Het betekende voor Merckx zijn tweede Giro overwinning, nadat hij in 1968 zijn eerste had gewonnen. Ook de Tour van 1970 was, na 1969 zijn tweede Tourzege. Pogacar heeft op zijn beurt al drie Tours gewonnen, eentje meer dan Merckx, die op zijn beurt één Giro meer gewonnen had na zes seizoenen.

In de Vuelta heeft Pogacar het dan weer beter gedaan na zes seizoenen. Niks bijzonders, want Merckx reed (en won!) de Ronde van Spanje maar één keer en dat was pas in 1973. Pogi reed de Vuelta al in zijn debuutseizoen. In 2019 werd hij er derde en won hij drie etappes.

WK's en monumenten

Wat betreft het wereldkampioenschap op de weg staan Merckx en Pogacar op gelijke hoogte na zes seizoenen. Beide wonnen ze één keer het WK; de Belg in 1967 in Heerlen, de Sloveen dit jaar in Zürich.

Ook qua monumenten presteerden de twee nagenoeg gelijk. Pogacar en Merckx wonnen allebei zeven monumenten in hun eerste zes seizoenen. Zoom je wat verder in per monumenten, zie je dan wel weer wat verschillen.

Zo won Merckx tot en met 1970 drie keer Milaan-Sanremo en twee keer Parijs-Roubaix, terwijl Pogacar die koersen tot op heden nog niet won. De Belg lukte het dan weer niet om de Ronde van Lombardije te winnen in zijn eerste zes seizoenen, terwijl de Sloveen die koers al vier keer (op rij!) won. De Ronde van Vlaanderen wonnen ze beide één keer. In Luik-Bastenaken-Luik staat het dan weer 2-1 voor Pogacar.

Amstel Gold Race, Strade Bianche, Tirreno-Adriatico

Het wordt lastig om deze vergelijking verder door te trekken, aangezien de status van sommige koersen in de loop der jaren veranderd is. Zo bestond Strade Bianche (twee keer gewonnen door Pogacar) in de tijd van Merckx nog niet, terwijl die koers anno 2024 her en der al het zesde monument wordt genoemd.

Dat geldt andersom dan weer voor bijvoorbeeld de Escalada a Montjuïc, die Merckx tot en met 1970 twee keer won.
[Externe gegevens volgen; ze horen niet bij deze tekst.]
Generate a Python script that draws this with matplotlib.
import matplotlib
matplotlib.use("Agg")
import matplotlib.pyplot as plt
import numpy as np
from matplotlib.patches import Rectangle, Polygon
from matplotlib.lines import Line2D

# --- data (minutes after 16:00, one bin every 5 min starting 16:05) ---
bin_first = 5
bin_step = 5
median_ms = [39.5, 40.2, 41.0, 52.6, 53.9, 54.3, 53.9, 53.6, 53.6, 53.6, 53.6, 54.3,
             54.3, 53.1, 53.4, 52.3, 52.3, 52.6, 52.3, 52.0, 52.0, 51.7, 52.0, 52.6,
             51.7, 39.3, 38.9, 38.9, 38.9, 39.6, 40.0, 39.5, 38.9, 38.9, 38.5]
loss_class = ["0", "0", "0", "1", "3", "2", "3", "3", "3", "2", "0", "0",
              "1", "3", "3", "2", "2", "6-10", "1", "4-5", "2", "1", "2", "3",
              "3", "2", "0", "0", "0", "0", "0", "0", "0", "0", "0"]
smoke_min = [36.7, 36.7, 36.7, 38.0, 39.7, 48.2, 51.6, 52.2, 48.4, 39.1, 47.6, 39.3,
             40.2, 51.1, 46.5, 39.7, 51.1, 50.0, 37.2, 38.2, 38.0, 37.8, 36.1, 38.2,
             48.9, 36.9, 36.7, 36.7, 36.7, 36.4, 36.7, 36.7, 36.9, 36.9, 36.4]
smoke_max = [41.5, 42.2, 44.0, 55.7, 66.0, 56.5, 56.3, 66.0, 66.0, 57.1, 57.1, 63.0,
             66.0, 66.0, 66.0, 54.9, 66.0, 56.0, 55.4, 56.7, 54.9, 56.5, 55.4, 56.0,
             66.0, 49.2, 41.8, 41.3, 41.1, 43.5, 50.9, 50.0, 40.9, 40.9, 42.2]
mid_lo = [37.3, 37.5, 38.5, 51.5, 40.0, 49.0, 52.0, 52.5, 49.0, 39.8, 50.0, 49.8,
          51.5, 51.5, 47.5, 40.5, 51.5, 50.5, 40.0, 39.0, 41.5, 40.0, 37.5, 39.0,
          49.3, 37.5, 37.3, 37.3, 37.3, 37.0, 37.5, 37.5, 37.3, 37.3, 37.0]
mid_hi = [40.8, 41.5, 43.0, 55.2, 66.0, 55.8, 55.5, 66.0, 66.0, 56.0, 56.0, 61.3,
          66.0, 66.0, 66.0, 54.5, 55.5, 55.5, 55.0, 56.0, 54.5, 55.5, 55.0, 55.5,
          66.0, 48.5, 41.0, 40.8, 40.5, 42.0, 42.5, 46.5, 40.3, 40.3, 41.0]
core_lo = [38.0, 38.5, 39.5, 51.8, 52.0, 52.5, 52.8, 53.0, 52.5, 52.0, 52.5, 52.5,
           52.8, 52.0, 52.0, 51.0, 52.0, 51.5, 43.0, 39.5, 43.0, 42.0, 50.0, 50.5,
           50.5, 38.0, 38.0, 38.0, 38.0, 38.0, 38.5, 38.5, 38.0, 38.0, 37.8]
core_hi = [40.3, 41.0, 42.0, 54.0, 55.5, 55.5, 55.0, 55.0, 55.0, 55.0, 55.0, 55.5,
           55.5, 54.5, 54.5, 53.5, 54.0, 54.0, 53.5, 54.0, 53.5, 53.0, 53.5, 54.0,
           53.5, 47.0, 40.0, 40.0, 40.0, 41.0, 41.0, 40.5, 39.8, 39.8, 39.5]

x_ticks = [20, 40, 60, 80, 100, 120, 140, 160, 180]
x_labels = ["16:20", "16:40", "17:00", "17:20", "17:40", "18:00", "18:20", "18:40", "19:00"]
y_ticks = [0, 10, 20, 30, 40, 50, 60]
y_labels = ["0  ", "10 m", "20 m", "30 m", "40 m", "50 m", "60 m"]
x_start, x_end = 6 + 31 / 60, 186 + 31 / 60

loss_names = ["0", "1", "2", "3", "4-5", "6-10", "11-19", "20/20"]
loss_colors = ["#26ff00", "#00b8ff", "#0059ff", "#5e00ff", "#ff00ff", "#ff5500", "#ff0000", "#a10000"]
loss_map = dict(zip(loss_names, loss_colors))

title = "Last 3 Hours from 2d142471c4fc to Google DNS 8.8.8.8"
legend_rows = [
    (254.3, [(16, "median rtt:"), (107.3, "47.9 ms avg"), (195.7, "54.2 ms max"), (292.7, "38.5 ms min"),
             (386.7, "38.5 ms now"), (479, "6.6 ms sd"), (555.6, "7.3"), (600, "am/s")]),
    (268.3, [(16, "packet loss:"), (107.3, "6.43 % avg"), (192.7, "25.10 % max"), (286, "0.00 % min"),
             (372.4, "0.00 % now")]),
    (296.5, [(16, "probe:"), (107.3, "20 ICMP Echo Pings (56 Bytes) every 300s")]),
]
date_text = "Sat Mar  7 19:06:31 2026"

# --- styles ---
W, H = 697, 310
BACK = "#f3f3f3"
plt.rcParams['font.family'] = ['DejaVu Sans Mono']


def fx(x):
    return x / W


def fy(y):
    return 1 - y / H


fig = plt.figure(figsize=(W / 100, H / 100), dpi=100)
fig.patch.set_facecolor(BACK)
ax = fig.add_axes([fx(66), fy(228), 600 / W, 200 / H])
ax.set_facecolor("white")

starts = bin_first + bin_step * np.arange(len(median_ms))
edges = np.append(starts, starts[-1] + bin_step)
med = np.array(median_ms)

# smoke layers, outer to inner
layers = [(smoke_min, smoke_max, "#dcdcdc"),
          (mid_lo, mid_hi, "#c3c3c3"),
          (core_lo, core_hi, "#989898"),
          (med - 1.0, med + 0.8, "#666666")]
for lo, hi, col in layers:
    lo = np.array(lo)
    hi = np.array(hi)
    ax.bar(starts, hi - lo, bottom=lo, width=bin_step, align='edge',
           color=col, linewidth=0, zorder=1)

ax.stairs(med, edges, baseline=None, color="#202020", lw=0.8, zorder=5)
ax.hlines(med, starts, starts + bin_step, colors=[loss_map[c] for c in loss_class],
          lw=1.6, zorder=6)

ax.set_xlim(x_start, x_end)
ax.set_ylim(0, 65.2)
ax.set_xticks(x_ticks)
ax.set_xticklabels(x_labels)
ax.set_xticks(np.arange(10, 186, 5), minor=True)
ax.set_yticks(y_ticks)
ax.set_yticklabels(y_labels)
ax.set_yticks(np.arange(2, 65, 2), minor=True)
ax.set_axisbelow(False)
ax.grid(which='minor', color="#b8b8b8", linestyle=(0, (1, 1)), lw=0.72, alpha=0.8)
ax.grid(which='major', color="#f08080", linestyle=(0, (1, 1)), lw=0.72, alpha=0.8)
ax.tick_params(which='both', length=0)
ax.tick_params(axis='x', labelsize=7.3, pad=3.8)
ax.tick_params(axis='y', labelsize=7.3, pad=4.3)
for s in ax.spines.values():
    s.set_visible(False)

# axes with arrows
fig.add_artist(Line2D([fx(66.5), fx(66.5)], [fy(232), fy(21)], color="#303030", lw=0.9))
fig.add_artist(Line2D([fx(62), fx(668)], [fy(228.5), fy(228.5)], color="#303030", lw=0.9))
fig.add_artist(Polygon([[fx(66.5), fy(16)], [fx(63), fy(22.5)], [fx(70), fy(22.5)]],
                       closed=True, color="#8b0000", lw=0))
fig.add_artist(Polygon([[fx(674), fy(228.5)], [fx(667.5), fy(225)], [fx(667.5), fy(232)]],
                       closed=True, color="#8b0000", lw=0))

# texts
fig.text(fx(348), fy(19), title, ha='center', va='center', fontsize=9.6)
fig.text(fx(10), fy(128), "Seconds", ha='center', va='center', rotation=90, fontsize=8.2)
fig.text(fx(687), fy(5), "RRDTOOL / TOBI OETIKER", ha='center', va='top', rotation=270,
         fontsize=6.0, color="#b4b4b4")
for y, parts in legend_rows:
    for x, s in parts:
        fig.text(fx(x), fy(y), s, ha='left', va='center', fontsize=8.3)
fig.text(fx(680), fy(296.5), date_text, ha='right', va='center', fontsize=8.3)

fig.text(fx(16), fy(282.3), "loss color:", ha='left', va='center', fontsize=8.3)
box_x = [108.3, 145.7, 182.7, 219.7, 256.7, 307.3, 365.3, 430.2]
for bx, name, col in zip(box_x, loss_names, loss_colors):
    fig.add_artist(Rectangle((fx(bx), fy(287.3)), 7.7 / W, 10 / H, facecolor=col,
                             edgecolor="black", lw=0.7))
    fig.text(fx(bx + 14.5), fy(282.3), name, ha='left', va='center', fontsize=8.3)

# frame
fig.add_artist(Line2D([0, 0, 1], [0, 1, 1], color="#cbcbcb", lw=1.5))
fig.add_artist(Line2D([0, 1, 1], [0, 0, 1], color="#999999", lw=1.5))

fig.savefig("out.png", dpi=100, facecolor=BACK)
De Amstel Gold Race en de Waalse Pijl zijn dan wel weer goede graadmeters om de twee kampioenen naast elkaar te leggen. Zo won Merckx in zijn eerste zes seizoenen twee keer de Waalse Pijl, maar nog nooit de Amstel. Pogacar won beide heuvelklassiekers één keer tot dusver.
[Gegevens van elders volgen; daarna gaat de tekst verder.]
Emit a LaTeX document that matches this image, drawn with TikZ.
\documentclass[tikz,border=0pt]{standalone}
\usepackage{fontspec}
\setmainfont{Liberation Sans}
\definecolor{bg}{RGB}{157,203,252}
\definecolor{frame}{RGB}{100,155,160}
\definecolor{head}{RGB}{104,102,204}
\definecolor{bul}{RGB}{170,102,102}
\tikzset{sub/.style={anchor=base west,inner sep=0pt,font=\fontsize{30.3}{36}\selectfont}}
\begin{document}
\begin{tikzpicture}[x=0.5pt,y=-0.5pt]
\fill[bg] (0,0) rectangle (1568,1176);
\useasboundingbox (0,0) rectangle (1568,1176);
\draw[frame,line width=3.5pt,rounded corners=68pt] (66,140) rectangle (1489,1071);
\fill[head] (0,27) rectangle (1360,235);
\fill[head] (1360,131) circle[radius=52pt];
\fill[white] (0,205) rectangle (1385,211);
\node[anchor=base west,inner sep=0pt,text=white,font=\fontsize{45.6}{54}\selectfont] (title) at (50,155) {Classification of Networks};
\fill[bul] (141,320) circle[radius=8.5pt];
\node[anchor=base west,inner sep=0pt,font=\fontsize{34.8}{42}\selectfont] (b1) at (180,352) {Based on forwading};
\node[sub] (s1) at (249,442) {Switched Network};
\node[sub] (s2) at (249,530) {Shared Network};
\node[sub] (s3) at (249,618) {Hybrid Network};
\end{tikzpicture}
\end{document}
Ook de rittenkoersen van één week kunnen we nog even naast elkaar leggen. Zo won Merckx twee keer Parijs-Nice één keer de Ronde van Catalonië en één keer de Ronde van Romandië in zijn eerste zes seizoenen. Pogacar won dan weer twee keer Tirreno-Adriatico, één keer Parijs-Nice en één keer de Ronde van Catalonië.

Conclusie

Wat is nu de conclusie van dit hele verhaal? Dat het verschil tussen Merckx en Pogacar bijzonder klein is na zes seizoenen. De Kannibaal wist zijn palmares uiteindelijk uit te bouwen naar iets onwaarschijnlijks en het is nog maar de vraag hoe lang de Sloveen zijn manier van rijden (moraal) vol kan houden.

Pogacar is nu 26 jaar oud en heeft dus zes seizoenen op profniveau gefietst. Merckx reed in 1977 zijn dertiende en laatste seizoen. De Sloveense veelvraat heeft dus nog wat jaren voor de boeg.
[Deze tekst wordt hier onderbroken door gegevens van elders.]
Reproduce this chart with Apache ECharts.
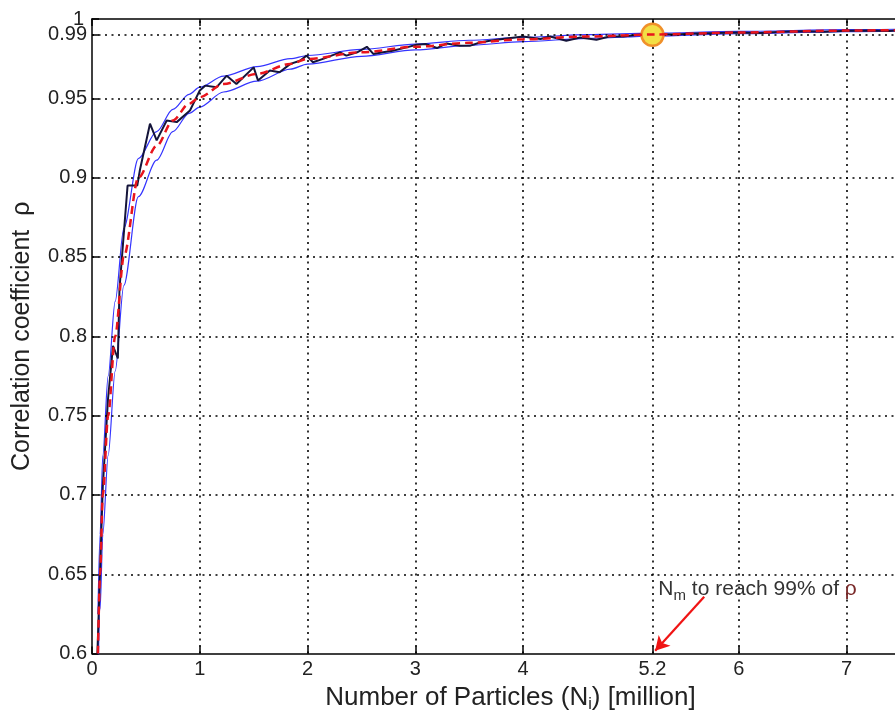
<!DOCTYPE html>
<html>
<head>
<meta charset="utf-8">
<script src="https://cdn.jsdelivr.net/npm/echarts@6/dist/echarts.min.js"></script>
<style>
html,body{margin:0;padding:0;background:#fff;}
#chart{width:895px;height:718px;}
</style>
</head>
<body>
<div id="chart"></div>
<script>
// ---- data ----
const xTicks = [0, 1, 2, 3, 4, 5.2, 6, 7];
const yTicks = [0.6, 0.65, 0.7, 0.75, 0.8, 0.85, 0.9, 0.95, 0.99, 1];
const yLabels = [0.6, 0.65, 0.7, 0.75, 0.8, 0.85, 0.9, 0.95, 0.99];
const yTopLabel = [1];
const gridX = [1, 2, 3, 4, 5.2, 6, 7];
const gridY = [0.65, 0.7, 0.75, 0.8, 0.85, 0.9, 0.95, 0.99];

const fitX = [0.055,0.075,0.1,0.15,0.215,0.295,0.43,0.6,0.75,0.9,1.0,1.22,1.53,1.84,2.0,2.5,3.0,3.5,4.0,4.6,5.2,6,7,8];
const fitY = [0.6,0.65,0.7,0.75,0.8,0.85,0.9,0.92,0.936,0.9466,0.9507,0.959,0.9654,0.9717,0.9748,0.979,0.9825,0.985,0.9872,0.989,0.9902,0.9915,0.9927,0.9936];
const upY  = [0.625,0.675,0.725,0.775,0.822,0.868,0.912,0.929,0.943,0.9525,0.957,0.964,0.970,0.975,0.977,0.9808,0.9842,0.9866,0.9885,0.9901,0.9911,0.9922,0.9933,0.9941];
const loY  = [0.585,0.628,0.675,0.725,0.778,0.832,0.888,0.911,0.929,0.9405,0.9445,0.954,0.9608,0.9684,0.9716,0.9765,0.9805,0.9834,0.9857,0.9878,0.9892,0.9907,0.9920,0.9930];

const simX = [0.05,0.1,0.148,0.195,0.24,0.255,0.33,0.42,0.445,0.538,0.60,0.693,0.786,0.909,1.0,1.05,1.157,1.25,1.34,1.50,1.54,1.65,1.74,1.84,1.93,1.99,2.05,2.15,2.30,2.36,2.46,2.55,2.61,2.70,2.79,2.92,3.01,3.10,3.20,3.29,3.41,3.51,3.60,3.69,3.81,4.0,4.16,4.25,4.40,4.53,4.68,4.80,4.93,5.05,5.19,5.4,5.6,5.8,6.0,6.2,6.4,6.6,6.8,7.0,7.2,7.4,7.6,7.8,8.0];
const simY = [0.6,0.705,0.76,0.794,0.786,0.83,0.895,0.895,0.905,0.934,0.9235,0.936,0.935,0.9423,0.955,0.958,0.957,0.9643,0.959,0.9695,0.9612,0.9675,0.9664,0.9717,0.9737,0.9769,0.9727,0.975,0.979,0.9769,0.979,0.9825,0.978,0.979,0.98,0.9821,0.9838,0.9842,0.9817,0.9846,0.9832,0.9832,0.9852,0.9863,0.9874,0.989,0.9874,0.989,0.9863,0.9884,0.9869,0.989,0.989,0.9899,0.9905,0.9903,0.9908,0.9912,0.9915,0.9912,0.992,0.9922,0.9919,0.9926,0.9928,0.9925,0.9932,0.9934,0.9936];

const xMax = 7.45;
const markerPt = [5.2, 0.99];
const arrowFrom = [5.68, 0.6358];
const arrowTo = [5.225, 0.6018];
const notePt = [5.25, 0.6408];

const zip = (xs, ys) => xs.map((x, i) => [x, ys[i]]);

const FONT = 'Liberation Sans, Arial, sans-serif';
const chart = echarts.init(document.getElementById('chart'), null, {renderer: 'canvas'});

const dotted = {color: '#000', width: 1.6, type: [2, 4.5]};

const option = {
  animation: false,
  backgroundColor: '#fff',
  grid: {left: 92, top: 19, bottom: 63, right: 0, containLabel: false},
  xAxis: [{
    type: 'value', min: 0, max: xMax, interval: 1, position: 'bottom',
    axisLine: {show: true, onZero: false, lineStyle: {color: '#000', width: 1.5}},
    axisTick: {show: true, inside: true, length: 7, customValues: xTicks, lineStyle: {color: '#000', width: 1.5}},
    axisLabel: {customValues: xTicks, color: '#222', fontSize: 20, fontFamily: FONT, margin: 6},
    splitLine: {show: false},
    name: 'Number of Particles (N{s|i}) [million]',
    nameLocation: 'middle', nameGap: 23,
    nameTextStyle: {color: '#222', fontSize: 26, fontFamily: FONT, padding: [0, 0, 0, 34],
      rich: {s: {fontSize: 16, fontFamily: FONT, color: '#222', verticalAlign: 'bottom', padding: [15, 0, 0, 0]}}}
  }, {
    type: 'value', min: 0, max: xMax, interval: 1, position: 'top',
    axisLine: {show: true, onZero: false, lineStyle: {color: '#000', width: 1.5}},
    axisTick: {show: true, inside: true, length: 7, customValues: xTicks, lineStyle: {color: '#000', width: 1.5}},
    axisLabel: {show: false},
    splitLine: {show: false}
  }],
  yAxis: [{
    type: 'value', min: 0.6, max: 1, interval: 0.05,
    axisLine: {show: true, onZero: false, lineStyle: {color: '#000', width: 1.5}},
    axisTick: {show: true, inside: true, length: 7, customValues: yTicks, lineStyle: {color: '#000', width: 1.5}},
    axisLabel: {customValues: yLabels, color: '#222', fontSize: 20, fontFamily: FONT, margin: 5},
    splitLine: {show: false},
    name: 'Correlation coefficient  ρ',
    nameLocation: 'middle', nameGap: 57,
    nameTextStyle: {color: '#222', fontSize: 25, fontFamily: FONT}
  }, {
    type: 'value', min: 0.6, max: 1, interval: 0.05, position: 'left', offset: 0,
    axisLine: {show: false},
    axisTick: {show: false},
    axisLabel: {customValues: yTopLabel, color: '#222', fontSize: 20, fontFamily: FONT, margin: 8, padding: [0, 0, 10, 0]},
    splitLine: {show: false}
  }],
  series: [
    {
      name: 'grid', type: 'line', data: [], silent: true,
      markLine: {
        silent: true, symbol: ['none', 'none'], label: {show: false},
        lineStyle: dotted, emphasis: {disabled: true},
        data: gridX.map(v => ({xAxis: v})).concat(gridY.map(v => ({yAxis: v})))
      }
    },
    {
      name: 'upper', type: 'line', data: zip(fitX, upY), showSymbol: false, smooth: 0.3, smoothMonotone: 'x',
      lineStyle: {color: '#3434ff', width: 1.2}, silent: true, z: 3
    },
    {
      name: 'lower', type: 'line', data: zip(fitX, loY), showSymbol: false, smooth: 0.3, smoothMonotone: 'x',
      lineStyle: {color: '#3434ff', width: 1.2}, silent: true, z: 3
    },
    {
      name: 'sim', type: 'line', data: zip(simX, simY), showSymbol: false,
      lineStyle: {color: '#14143a', width: 2}, silent: true, z: 4
    },
    {
      name: 'fit', type: 'line', data: zip(fitX, fitY), showSymbol: false, smooth: 0.3, smoothMonotone: 'x',
      lineStyle: {color: '#e8141c', width: 2.5, type: [8, 5]}, silent: true, z: 5,
      markPoint: {
        silent: true,
        data: [{coord: markerPt, symbol: 'circle', symbolSize: 22,
          itemStyle: {color: '#f2df45', borderColor: '#f0902a', borderWidth: 2.5},
          label: {show: false}}]
      }
    },
    {
      name: 'note', type: 'line', data: [], silent: true, z: 6,
      markLine: {
        silent: true, symbol: ['none', 'arrow'], symbolSize: [12, 14], label: {show: false},
        lineStyle: {color: '#f01414', width: 2.2, type: 'solid'}, emphasis: {disabled: true},
        data: [[{coord: arrowFrom}, {coord: arrowTo}]]
      },
      markPoint: {
        silent: true,
        data: [{coord: notePt, symbol: 'circle', symbolSize: 1, itemStyle: {color: 'rgba(0,0,0,0)'},
          label: {show: true, position: 'right', distance: 0,
            formatter: '{a|N}{s|m}{a| to reach 99% of }{r|ρ}',
            rich: {
              a: {fontSize: 21, fontFamily: FONT, color: '#333'},
              s: {fontSize: 15, fontFamily: FONT, color: '#333', verticalAlign: 'bottom', padding: [13, 0, 0, 0]},
              r: {fontSize: 21, fontFamily: FONT, color: '#7a2a2a'}
            }}}]
      }
    }
  ]
};
chart.setOption(option);
</script>
</body>
</html>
Om Merckx definitief te evenaren moet Pogacar het volgende nog winnen: twee keer de Tour, vier keer de Giro, zeven keer Milaan-Sanremo, twee keer het WK, drie keer Luik-Bastenaken-Luik, drie keer Parijs-Roubaix, één keer de Ronde van Vlaanderen en één keer de Vuelta. Een vrijwel onmogelijk opgave, al kan het rap gaan als hij de komende jaren net zo blijft presteren als in 2024.